DATA SEGMENT:
--

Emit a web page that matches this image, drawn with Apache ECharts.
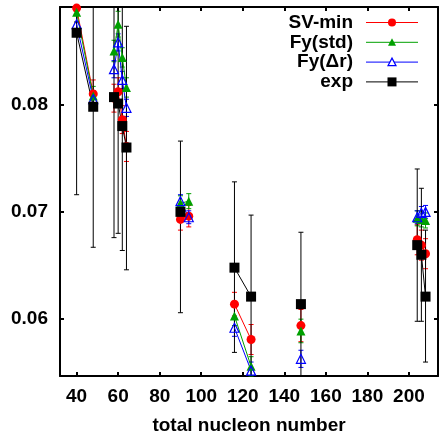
<!DOCTYPE html>
<html><head><meta charset="utf-8">
<script src="https://cdn.jsdelivr.net/npm/echarts@6/dist/echarts.min.js"></script>
<style>html,body{margin:0;padding:0;background:#fff}#c{width:441px;height:434px}</style>
</head><body><div id="c"></div>
<script>
// ---- data ----
const theoryMass  = [40, 48, 58, 60, 62, 64, 90, 94, 116, 124, 148, 204, 206, 208];
const theoryChain = ['Ca','Ca','Ni','Ni','Ni','Ni','Zr','Zr','Sn','Sn','Sm','Pb','Pb','Pb'];
const svMin    = [0.0890, 0.0810, 0.0806, 0.0812, 0.0786, 0.0761, 0.0693, 0.0696, 0.0614, 0.0581, 0.0594, 0.0674, 0.0669, 0.0661];
const svMinErr = [0.0013, 0.0013, 0.0013, 0.0013, 0.0013, 0.0014, 0.0010, 0.0010, 0.0011, 0.0014, 0.0015, 0.0014, 0.0014, 0.0014];
const fyStd    = [0.0886, 0.0808, 0.0850, 0.0875, 0.0844, 0.0816, 0.0708, 0.0710, 0.0603, 0.0556, 0.0589, 0.0694, 0.0693, 0.0692];
const fyStdErr = [0.0009, 0.0009, 0.0010, 0.0012, 0.0009, 0.0009, 0.0007, 0.0007, 0.0009, 0.0009, 0.0011, 0.0007, 0.0007, 0.0007];
const fyDr     = [0.0875, 0.0805, 0.0833, 0.0858, 0.0823, 0.0797, 0.0710, 0.0695, 0.0592, 0.0552, 0.0563, 0.0695, 0.0699, 0.0700];
const fyDrErr  = [0.0008, 0.0008, 0.0008, 0.0008, 0.0008, 0.0008, 0.0006, 0.0006, 0.0008, 0.0008, 0.0008, 0.0006, 0.0006, 0.0006];
const expMass  = [40, 48, 58, 60, 62, 64, 90, 116, 124, 148, 204, 206, 208];
const expChain = ['Ca','Ca','Ni','Ni','Ni','Ni','Zr','Sn','Sn','Sm','Pb','Pb','Pb'];
const expVal   = [0.0867, 0.0798, 0.0807, 0.0801, 0.0780, 0.0760, 0.0700, 0.0648, 0.0621, 0.0614, 0.0669, 0.0660, 0.0621];
const expLow   = [0.0716, 0.0667, 0.0676, 0.0680, 0.0664, 0.0646, 0.0606, 0.0569, 0.0545, 0.0547, 0.0598, 0.0598, 0.0560];
const expHigh  = [0.1018, 0.0929, 0.0938, 0.0922, 0.0896, 0.0873, 0.0766, 0.0728, 0.0697, 0.0681, 0.0740, 0.0722, 0.0683];
const xTicks = [40, 60, 80, 100, 120, 140, 160, 180, 200];
const yTicks = [0.06, 0.07, 0.08];
const seriesNames = ['SV-min', 'Fy(std)', 'Fy(\u0394r)', 'exp'];
const xTitle = 'total nucleon number';

// ---- helpers ----
function chainData(mass, chain, vals) {
  const out = [];
  for (let i = 0; i < mass.length; i++) {
    if (i > 0 && chain[i] !== chain[i - 1]) out.push([(mass[i] + mass[i - 1]) / 2, null]);
    out.push([mass[i], vals[i]]);
  }
  return out;
}
function errSeries(mass, low, high, color) {
  return {
    type: 'custom', silent: true, animation: false,
    encode: {x: 0, y: [1, 2]},
    data: mass.map((m, i) => [m, low[i], high[i]]),
    renderItem(params, api) {
      const x = api.value(0), lo = api.value(1), hi = api.value(2);
      const p1 = api.coord([x, hi]), p2 = api.coord([x, lo]);
      const cs = params.coordSys;
      const top = cs.y, bot = cs.y + cs.height;
      const y1 = Math.max(p1[1], top), y2 = Math.min(p2[1], bot);
      if (y2 <= y1) return null;
      const st = {stroke: color, lineWidth: 1};
      const ch = [{type: 'line', shape: {x1: p1[0], y1: y1, x2: p1[0], y2: y2}, style: st}];
      const c = 2.5;
      if (p1[1] >= top) ch.push({type: 'line', shape: {x1: p1[0] - c, y1: p1[1], x2: p1[0] + c, y2: p1[1]}, style: st});
      if (p2[1] <= bot) ch.push({type: 'line', shape: {x1: p2[0] - c, y1: p2[1], x2: p2[0] + c, y2: p2[1]}, style: st});
      return {type: 'group', children: ch};
    }
  };
}
function lineSeries(name, data, color, symbol, size, hollow) {
  return {
    name, type: 'line', data, connectNulls: false, clip: true, animation: false, silent: true,
    symbol, symbolSize: size, showAllSymbol: true,
    lineStyle: {color, width: 1},
    itemStyle: hollow ? {color: 'rgba(255,255,255,0)', borderColor: color, borderWidth: 1.2} : {color, borderWidth: 0},
    emphasis: {disabled: true}
  };
}
const RED = '#ff0000', GREEN = '#00a000', BLUE = '#0000ff', BLACK = '#000000';
const FONT = {fontFamily: 'Liberation Sans', fontWeight: 'bold', fontSize: 19, color: '#000'};

const axisCommon = {
  type: 'value', min: 32, max: 214,
  axisLine: {show: true, onZero: false, lineStyle: {color: '#000', width: 2}},
  axisTick: {show: true, inside: true, length: 4, lineStyle: {color: '#000', width: 2}, customValues: xTicks},
  splitLine: {show: false}
};
const yCommon = {
  type: 'value', min: 0.0547, max: 0.0891,
  axisLine: {show: true, onZero: false, lineStyle: {color: '#000', width: 2}},
  axisTick: {show: true, inside: true, length: 4, lineStyle: {color: '#000', width: 2}, customValues: yTicks},
  splitLine: {show: false}
};

// legend drawn with graphics
const legendItems = [
  {name: seriesNames[0], color: RED, shape: 'circle'},
  {name: seriesNames[1], color: GREEN, shape: 'tri'},
  {name: seriesNames[2], color: BLUE, shape: 'otri'},
  {name: seriesNames[3], color: BLACK, shape: 'square'}
];
const graphics = [];
legendItems.forEach((it, i) => {
  const y = 22.5 + i * 19.8;
  graphics.push({type: 'text', x: 353, y: y, style: {text: it.name, textAlign: 'right', textVerticalAlign: 'middle', font: 'bold 19px "Liberation Sans"', fill: '#000'}, z: 100});
  graphics.push({type: 'line', shape: {x1: 366, y1: y, x2: 418, y2: y}, style: {stroke: it.color, lineWidth: 1}, z: 100});
  const cx = 392;
  if (it.shape === 'circle') graphics.push({type: 'circle', shape: {cx, cy: y, r: 4}, style: {fill: it.color}, z: 101});
  if (it.shape === 'tri') graphics.push({type: 'polygon', shape: {points: [[cx, y - 4], [cx + 4, y + 3.5], [cx - 4, y + 3.5]]}, style: {fill: it.color}, z: 101});
  if (it.shape === 'otri') graphics.push({type: 'polygon', shape: {points: [[cx, y - 4], [cx + 4, y + 3.5], [cx - 4, y + 3.5]]}, style: {fill: '#fff', stroke: it.color, lineWidth: 1.2}, z: 101});
  if (it.shape === 'square') graphics.push({type: 'rect', shape: {x: cx - 4.5, y: y - 4.5, width: 9, height: 9}, style: {fill: it.color}, z: 101});
});

const chart = echarts.init(document.getElementById('c'), null, {renderer: 'canvas'});
chart.setOption({
  animation: false,
  backgroundColor: '#fff',
  grid: {left: 60, right: 3, top: 7, bottom: 58, containLabel: false, outerBoundsMode: 'none'},
  xAxis: [
    Object.assign({}, axisCommon, {
      position: 'bottom',
      name: xTitle, nameLocation: 'middle', nameGap: 40, nameTextStyle: FONT,
      axisLabel: Object.assign({show: true, margin: 11, customValues: xTicks}, FONT)
    }),
    Object.assign({}, axisCommon, {position: 'top', axisLabel: {show: false}})
  ],
  yAxis: [
    Object.assign({}, yCommon, {
      position: 'left',
      axisLabel: Object.assign({show: true, margin: 12, customValues: yTicks, formatter: v => v.toFixed(2)}, FONT)
    }),
    Object.assign({}, yCommon, {position: 'right', axisLabel: {show: false}})
  ],
  graphic: graphics,
  series: [
    errSeries(theoryMass, svMin.map((v, i) => v - svMinErr[i]), svMin.map((v, i) => v + svMinErr[i]), RED),
    lineSeries(seriesNames[0], chainData(theoryMass, theoryChain, svMin), RED, 'circle', 9, false),
    errSeries(theoryMass, fyStd.map((v, i) => v - fyStdErr[i]), fyStd.map((v, i) => v + fyStdErr[i]), GREEN),
    lineSeries(seriesNames[1], chainData(theoryMass, theoryChain, fyStd), GREEN, 'triangle', 9, false),
    errSeries(theoryMass, fyDr.map((v, i) => v - fyDrErr[i]), fyDr.map((v, i) => v + fyDrErr[i]), BLUE),
    lineSeries(seriesNames[2], chainData(theoryMass, theoryChain, fyDr), BLUE, 'triangle', 9, true),
    errSeries(expMass, expLow, expHigh, BLACK),
    lineSeries(seriesNames[3], chainData(expMass, expChain, expVal), BLACK, 'rect', 10, false)
  ]
});
</script>
</body></html>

--

Copy every single line of the material above that holds "with".

Emit a web page that matches this image, drawn with Apache ECharts.
// legend drawn with graphics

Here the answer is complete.